--- INPUT ROWS ---

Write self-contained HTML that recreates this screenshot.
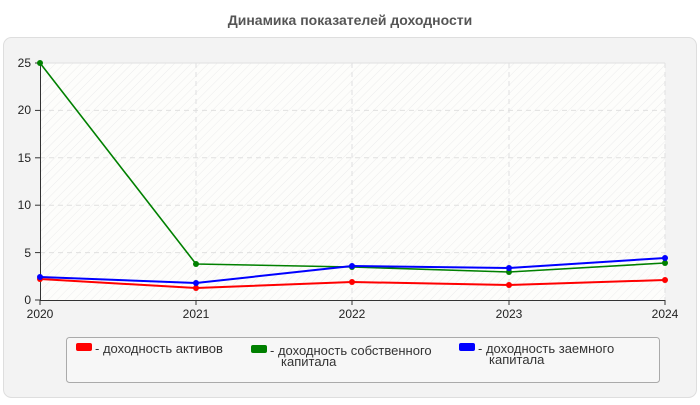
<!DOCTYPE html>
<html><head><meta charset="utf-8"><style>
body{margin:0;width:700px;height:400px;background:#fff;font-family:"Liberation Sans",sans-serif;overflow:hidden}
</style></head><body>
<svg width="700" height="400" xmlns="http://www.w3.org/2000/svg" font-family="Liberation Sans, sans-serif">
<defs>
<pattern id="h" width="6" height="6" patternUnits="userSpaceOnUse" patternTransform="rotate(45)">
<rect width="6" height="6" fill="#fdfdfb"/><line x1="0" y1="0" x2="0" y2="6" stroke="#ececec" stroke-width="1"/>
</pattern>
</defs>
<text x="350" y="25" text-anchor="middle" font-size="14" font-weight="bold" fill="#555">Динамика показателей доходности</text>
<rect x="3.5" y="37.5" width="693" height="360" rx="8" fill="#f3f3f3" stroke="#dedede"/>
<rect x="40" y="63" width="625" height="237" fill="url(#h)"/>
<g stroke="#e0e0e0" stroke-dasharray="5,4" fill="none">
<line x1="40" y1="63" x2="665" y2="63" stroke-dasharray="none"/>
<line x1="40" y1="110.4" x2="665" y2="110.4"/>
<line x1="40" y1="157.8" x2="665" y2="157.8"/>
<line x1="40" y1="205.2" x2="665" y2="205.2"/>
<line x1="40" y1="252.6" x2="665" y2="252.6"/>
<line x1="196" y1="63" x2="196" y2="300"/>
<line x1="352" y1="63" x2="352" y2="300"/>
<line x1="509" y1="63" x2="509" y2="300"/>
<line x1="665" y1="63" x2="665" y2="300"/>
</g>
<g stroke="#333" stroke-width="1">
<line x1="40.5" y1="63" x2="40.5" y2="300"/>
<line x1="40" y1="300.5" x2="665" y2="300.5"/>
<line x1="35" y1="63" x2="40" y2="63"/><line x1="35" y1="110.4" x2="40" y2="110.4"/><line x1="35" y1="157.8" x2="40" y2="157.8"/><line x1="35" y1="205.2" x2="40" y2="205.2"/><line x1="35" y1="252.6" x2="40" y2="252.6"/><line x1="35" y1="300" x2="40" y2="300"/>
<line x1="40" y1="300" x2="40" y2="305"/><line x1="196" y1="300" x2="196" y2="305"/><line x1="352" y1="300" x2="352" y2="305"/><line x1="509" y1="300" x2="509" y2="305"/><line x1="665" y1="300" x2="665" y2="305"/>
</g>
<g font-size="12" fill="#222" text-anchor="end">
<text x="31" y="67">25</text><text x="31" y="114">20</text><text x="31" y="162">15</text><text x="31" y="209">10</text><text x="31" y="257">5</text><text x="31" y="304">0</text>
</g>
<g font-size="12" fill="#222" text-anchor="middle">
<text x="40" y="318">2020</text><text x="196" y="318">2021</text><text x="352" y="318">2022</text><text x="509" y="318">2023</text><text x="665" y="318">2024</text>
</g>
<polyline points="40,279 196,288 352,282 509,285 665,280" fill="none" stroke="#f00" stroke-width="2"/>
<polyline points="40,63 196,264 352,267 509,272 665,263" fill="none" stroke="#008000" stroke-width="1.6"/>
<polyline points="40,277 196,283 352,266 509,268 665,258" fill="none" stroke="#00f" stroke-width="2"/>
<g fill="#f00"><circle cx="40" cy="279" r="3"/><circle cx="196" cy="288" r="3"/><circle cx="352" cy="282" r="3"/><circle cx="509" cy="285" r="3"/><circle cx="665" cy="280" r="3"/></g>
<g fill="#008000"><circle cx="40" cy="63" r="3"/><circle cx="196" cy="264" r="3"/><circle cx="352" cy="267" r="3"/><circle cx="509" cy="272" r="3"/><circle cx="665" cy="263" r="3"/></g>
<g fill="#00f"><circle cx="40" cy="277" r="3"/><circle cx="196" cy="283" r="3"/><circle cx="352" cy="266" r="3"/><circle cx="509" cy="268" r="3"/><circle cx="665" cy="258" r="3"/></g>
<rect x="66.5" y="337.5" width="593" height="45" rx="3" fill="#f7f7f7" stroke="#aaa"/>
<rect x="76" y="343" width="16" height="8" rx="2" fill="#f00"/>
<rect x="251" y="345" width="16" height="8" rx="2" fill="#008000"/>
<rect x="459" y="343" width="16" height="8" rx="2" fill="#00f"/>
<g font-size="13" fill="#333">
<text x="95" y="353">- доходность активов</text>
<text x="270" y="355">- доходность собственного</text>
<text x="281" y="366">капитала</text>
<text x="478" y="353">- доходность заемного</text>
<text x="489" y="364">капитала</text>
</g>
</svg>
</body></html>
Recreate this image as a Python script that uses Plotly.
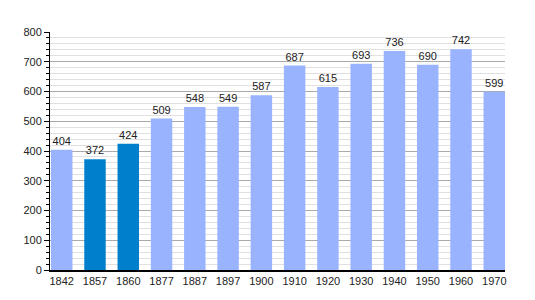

---

**INSTRUCTIONS TO FOLLOW**.
Reproduce each record from above exactly; pictures do not belong in the copy.

**FULL SOLUTION**.
Write self-contained HTML that recreates this screenshot.
<!DOCTYPE html>
<html><head><meta charset="utf-8"><style>
body{margin:0;width:700px;height:400px;background:#fff;font-family:"Liberation Sans",sans-serif;overflow:hidden}
</style></head><body>
<svg width="700" height="400" xmlns="http://www.w3.org/2000/svg" font-family="Liberation Sans, sans-serif">
<defs>
<pattern id="h" width="6" height="6" patternUnits="userSpaceOnUse" patternTransform="rotate(45)">
<rect width="6" height="6" fill="#fdfdfb"/><line x1="0" y1="0" x2="0" y2="6" stroke="#ececec" stroke-width="1"/>
</pattern>
</defs>
<text x="350" y="25" text-anchor="middle" font-size="14" font-weight="bold" fill="#555">Динамика показателей доходности</text>
<rect x="3.5" y="37.5" width="693" height="360" rx="8" fill="#f3f3f3" stroke="#dedede"/>
<rect x="40" y="63" width="625" height="237" fill="url(#h)"/>
<g stroke="#e0e0e0" stroke-dasharray="5,4" fill="none">
<line x1="40" y1="63" x2="665" y2="63" stroke-dasharray="none"/>
<line x1="40" y1="110.4" x2="665" y2="110.4"/>
<line x1="40" y1="157.8" x2="665" y2="157.8"/>
<line x1="40" y1="205.2" x2="665" y2="205.2"/>
<line x1="40" y1="252.6" x2="665" y2="252.6"/>
<line x1="196" y1="63" x2="196" y2="300"/>
<line x1="352" y1="63" x2="352" y2="300"/>
<line x1="509" y1="63" x2="509" y2="300"/>
<line x1="665" y1="63" x2="665" y2="300"/>
</g>
<g stroke="#333" stroke-width="1">
<line x1="40.5" y1="63" x2="40.5" y2="300"/>
<line x1="40" y1="300.5" x2="665" y2="300.5"/>
<line x1="35" y1="63" x2="40" y2="63"/><line x1="35" y1="110.4" x2="40" y2="110.4"/><line x1="35" y1="157.8" x2="40" y2="157.8"/><line x1="35" y1="205.2" x2="40" y2="205.2"/><line x1="35" y1="252.6" x2="40" y2="252.6"/><line x1="35" y1="300" x2="40" y2="300"/>
<line x1="40" y1="300" x2="40" y2="305"/><line x1="196" y1="300" x2="196" y2="305"/><line x1="352" y1="300" x2="352" y2="305"/><line x1="509" y1="300" x2="509" y2="305"/><line x1="665" y1="300" x2="665" y2="305"/>
</g>
<g font-size="12" fill="#222" text-anchor="end">
<text x="31" y="67">25</text><text x="31" y="114">20</text><text x="31" y="162">15</text><text x="31" y="209">10</text><text x="31" y="257">5</text><text x="31" y="304">0</text>
</g>
<g font-size="12" fill="#222" text-anchor="middle">
<text x="40" y="318">2020</text><text x="196" y="318">2021</text><text x="352" y="318">2022</text><text x="509" y="318">2023</text><text x="665" y="318">2024</text>
</g>
<polyline points="40,279 196,288 352,282 509,285 665,280" fill="none" stroke="#f00" stroke-width="2"/>
<polyline points="40,63 196,264 352,267 509,272 665,263" fill="none" stroke="#008000" stroke-width="1.6"/>
<polyline points="40,277 196,283 352,266 509,268 665,258" fill="none" stroke="#00f" stroke-width="2"/>
<g fill="#f00"><circle cx="40" cy="279" r="3"/><circle cx="196" cy="288" r="3"/><circle cx="352" cy="282" r="3"/><circle cx="509" cy="285" r="3"/><circle cx="665" cy="280" r="3"/></g>
<g fill="#008000"><circle cx="40" cy="63" r="3"/><circle cx="196" cy="264" r="3"/><circle cx="352" cy="267" r="3"/><circle cx="509" cy="272" r="3"/><circle cx="665" cy="263" r="3"/></g>
<g fill="#00f"><circle cx="40" cy="277" r="3"/><circle cx="196" cy="283" r="3"/><circle cx="352" cy="266" r="3"/><circle cx="509" cy="268" r="3"/><circle cx="665" cy="258" r="3"/></g>
<rect x="66.5" y="337.5" width="593" height="45" rx="3" fill="#f7f7f7" stroke="#aaa"/>
<rect x="76" y="343" width="16" height="8" rx="2" fill="#f00"/>
<rect x="251" y="345" width="16" height="8" rx="2" fill="#008000"/>
<rect x="459" y="343" width="16" height="8" rx="2" fill="#00f"/>
<g font-size="13" fill="#333">
<text x="95" y="353">- доходность активов</text>
<text x="270" y="355">- доходность собственного</text>
<text x="281" y="366">капитала</text>
<text x="478" y="353">- доходность заемного</text>
<text x="489" y="364">капитала</text>
</g>
</svg>
</body></html>
Recreate this image as a Python script that uses Plotly.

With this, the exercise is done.